Are you not getting your results?... I'm beginning to think you're going to need to show more code.
RobertGonzalez
Site Administrator
Posts: 14293 Joined: Tue Sep 09, 2003 6:04 pm
Location: Fremont, CA, USA
Post
by RobertGonzalez » Wed Jun 06, 2007 5:09 pm
Just to clarify, you connect to a table, you connect to a server, use a database and select/insert/update/delete in/from tables.
Your query is working fine. volka's code showed that. It is also why you are not getting any error messages.
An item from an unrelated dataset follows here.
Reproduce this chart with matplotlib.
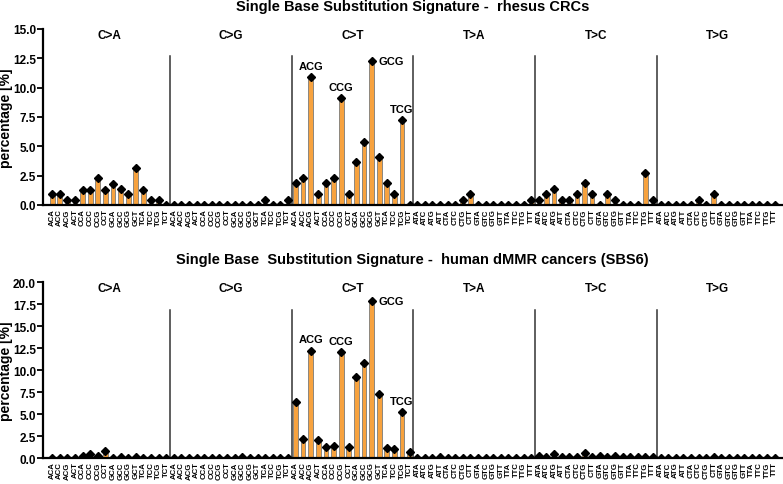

That said, what is your problem? You can obviously connect to the database server, you can obviously use a database and can obviously select from the table. What is not happening that you think should be?
seth_web
Forum Newbie
Posts: 20 Joined: Wed Jun 06, 2007 10:00 am
Post
by seth_web » Wed Jun 06, 2007 8:59 pm
I put the data into a variable and use if isset(). It returns that the variable is not set.
volka
DevNet Evangelist
Posts: 8391 Joined: Tue May 07, 2002 9:48 am
Location: Berlin, ger
Post
by volka » Thu Jun 07, 2007 5:40 am
Show... us... the... code
please
seth_web
Forum Newbie
Posts: 20 Joined: Wed Jun 06, 2007 10:00 am
Post
by seth_web » Thu Jun 07, 2007 7:02 am
Here is the code:
Code: Select all
while ($fr1 = mysql_fetch_array($result1, MYSQL_NUM)) {
while ($fr2 = mysql_fetch_array($result2, MYSQL_NUM)) {
if ($fr1[3] == 'Gas') {
$fd = $fr2[2];
}
elseif ($fr1[3] == 'Diesel') {
$fd = $fr2[3];
}
}
if (!isset($fd)) {
$fd = 'not set';
}
echo $fd;
}
feyd
Neighborhood Spidermoddy
Posts: 31559 Joined: Mon Mar 29, 2004 3:24 pm
Location: Bothell, Washington, USA
Post
by feyd » Thu Jun 07, 2007 7:09 am
A query loop within a query loop is often a road fraught with trials and tribulations.
Either cache the inner loop into an array, reset its pointer using
mysql_data_seek() or engineer your query to not need two queries (the preferred solution.)